Tuesday, March 03, 2009

Developing a community of practice - part 2


In this post I describe my tute for my second group of pre-service teachers in the Professional Studies unit. It follows on from the last post where I reflected on my tuturial for my first group.

Last post I said the first tute seemed to confirm my sense of vocation for teaching teachers; the second made me seriously doubt it. I left feeling I had a lot of cheek standing up in front of prospective teachers and believing that who I was and what I knew was in anyway aligned to what they wanted and needed - which was to get out into prac with real students and real schools. I felt humbled.
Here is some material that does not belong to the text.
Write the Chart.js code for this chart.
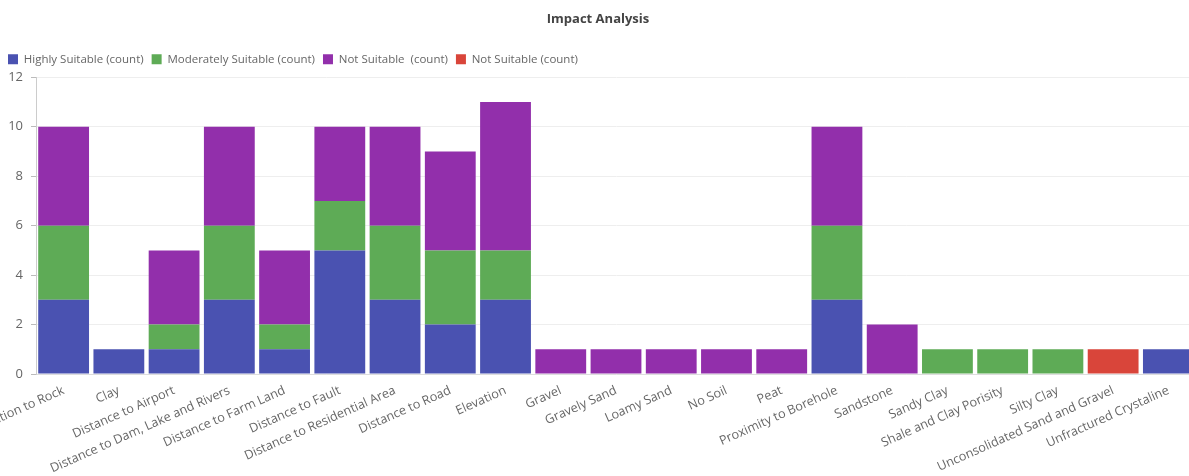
<!DOCTYPE html>
<html lang="en">
<head>
<meta charset="UTF-8">
<title>Impact Analysis</title>
<script src="https://cdn.jsdelivr.net/npm/chart.js"></script>
<style>
  html, body { margin:0; padding:0; background:#fff; overflow:hidden; }
  .wrap { width:1218px; height:476px; position:relative; }
</style>
</head>
<body>
<div class="wrap"><canvas id="impactChart"></canvas></div>

<script>
// factors / soil classes on the x axis
const categories = [
  'Alteration to Rock', 'Clay', 'Distance to Airport', 'Distance to Dam, Lake and Rivers',
  'Distance to Farm Land', 'Distance to Fault', 'Distance to Residential Area', 'Distance to Road',
  'Elevation', 'Gravel', 'Gravely Sand', 'Loamy Sand', 'No Soil', 'Peat',
  'Proximity to Borehole', 'Sandstone', 'Sandy Clay', 'Shale and Clay Porisity', 'Silty Clay',
  'Unconsolidated Sand and Gravel', 'Unfractured Crystaline'
];

// counts per suitability class
const highlySuitable     = [3, 1, 1, 3, 1, 5, 3, 2, 3, 0, 0, 0, 0, 0, 3, 0, 0, 0, 0, 0, 1];
const moderatelySuitable = [3, 0, 1, 3, 1, 2, 3, 3, 2, 0, 0, 0, 0, 0, 3, 0, 1, 1, 1, 0, 0];
const notSuitable        = [4, 0, 3, 4, 3, 3, 4, 4, 6, 1, 1, 1, 1, 1, 4, 2, 0, 0, 0, 0, 0];
const notSuitable2       = [0, 0, 0, 0, 0, 0, 0, 0, 0, 0, 0, 0, 0, 0, 0, 0, 0, 0, 0, 1, 0];

const yTicks = [0, 2, 4, 6, 8, 10, 12];

const FONT = "'Open Sans', sans-serif";
Chart.defaults.font.family = FONT;
Chart.defaults.color = '#666';

const ctx = document.getElementById('impactChart').getContext('2d');
new Chart(ctx, {
  type: 'bar',
  data: {
    labels: categories,
    datasets: [
      { label: 'Highly Suitable (count)',     data: highlySuitable,     backgroundColor: '#4a52b1' },
      { label: 'Moderately Suitable (count)', data: moderatelySuitable, backgroundColor: '#5eab56' },
      { label: 'Not Suitable  (count)',       data: notSuitable,        backgroundColor: '#922fab' },
      { label: 'Not Suitable (count)',        data: notSuitable2,       backgroundColor: '#d9453a' }
    ]
  },
  options: {
    responsive: true,
    maintainAspectRatio: false,
    animation: false,
    categoryPercentage: 1,
    barPercentage: 0.92,
    layout: { padding: { left: 0, right: 22, top: 0, bottom: 0 } },
    plugins: {
      title: {
        display: true,
        text: 'Impact Analysis',
        color: '#444',
        font: { size: 13, weight: 'bold', family: FONT },
        padding: { top: 11, bottom: 19 }
      },
      // empty subtitle used as a small gap between legend and plot
      subtitle: {
        display: true,
        text: '',
        weight: 500,
        font: { size: 1 },
        padding: { top: 0, bottom: 1 }
      },
      legend: {
        position: 'top',
        align: 'start',
        labels: { boxWidth: 10, boxHeight: 10, padding: 8, color: '#666', font: { size: 11.5, family: FONT } }
      },
      tooltip: { enabled: false }
    },
    scales: {
      x: {
        stacked: true,
        grid: { display: false },
        border: { color: '#ddd' },
        ticks: { autoSkip: false, minRotation: 24, maxRotation: 24, padding: 1, color: '#666', font: { size: 12.6 } },
        // let the first rotated label run off the left edge
        afterFit: (scale) => { scale.paddingLeft = 0; scale.height = 102; }
      },
      y: {
        stacked: true,
        min: 0,
        max: 12,
        afterBuildTicks: (scale) => { scale.ticks = yTicks.map(v => ({ value: v })); },
        grid: { color: '#eee', tickLength: 5, tickColor: '#bbb' },
        border: { color: '#ccc' },
        ticks: { padding: 8, color: '#666', font: { size: 13 } },
        afterFit: (scale) => { scale.width = 36; }
      }
    }
  }
});
</script>
</body>
</html>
Okay, so that was my typical angsty emotional response that Brookfield says we teachers can get into. Can critical reflection really stop the cycle of self-blame and help us into a a more useful perspective?

Some critical reflection

The whole experience brought back memories of my "difficult" maths students who had been so disempowered all through their schooling that they took on behaviours that continued to sabotage their learning. When I invited them to have a voice, debrief about past injustices and be part of negotiating the processes and content for their own learning I opened a floodgate. Suddenly I was the recipient of pent up anger and resentment. And once that was out of the way, we could move on and develop real relationships and learn how to help each other tune onto learning.

So when I gave my second group of pre-service teachers an opportunity to "really" explore what sort of community practice they wanted a whole lot of stuff came out about their whole course:
  • a sense of disempowerment,
  • a concern that the census date (which locks you into paying fees for the course) was before the pracs - so students could not test whether teaching was for them,
  • concern that they were just overwhlemed by content after content with no space to digest,
  • concern that simple basic needs such as sufficient break to eat lunch, walk around etc was not factored into their timetables.
My topic is based on the notion "we teach who we are." When I stand up within a classroom in a building I am more than this me, who is teaching. I am part of the systemic whole; the policies, the buildings, the timetable, the lack of access to water. I am complicit in it all. And while I might stand up and try to model a critical constructivist teaching philosophy, the environment that I am in teaches something different. It stands for something different - it teaches who it is - which is perhaps not the modelling we want our pre-service teachers to take with them into schools.

When I asked the course co-ordinator whether the students could have access to filtered water (the water in the building is problematic) she said that they had asked the university previously and were refused, because the uni management wanted students to go down to the ref in the union buildings to get access to food and water - so encouraging centrality of student mixing. Hello? Isn't access to water a basic human right?

So really what we are talking here about is making visible the set of values that are guiding educational decisions. Brookfield suggestes we need to challenge the assumptions of such values. The value of student mixing might be a good one, but we need to also ask, "what might be diminished if we whole heartedly privilege this view?" Perhaps each value comes with an opposite. Our role as teachers is to see the dilemmas, and then see the greater landscape. so rather just staying in complicit holding patterns we can begin to challenge those greater factors which conspire to detract from learning.

Reflection on critical reflection

Moving into a critical reflection stance has left me militant, and full of flem. I want to rebel, make waves, stand up for the rights of others, treat issues at their source.

Calm down, calm down. Is there another way? What is whole, good and beautiful in what we do and how can we build on this?

Parker Parmer says we need to take responsibility in owning all of ourselves - the shadow as well as the light, the fears as well as our gifts. How does a whole organization do this?

I am left with a feeling of asking, what is me, what isn't me? What can I change, what do we need to change? I am into teaching primarily because I want to transform the world, evolve consciousness, help heal society. I know that means a commitment to my own transformative journey and a commitment to engaging with many reflective lenses that can help challenge me and move me into new perspectives and insights. How do I invite others to join me, because I need partners in helping to create social transformation.

First step, a water cooler in the the education building.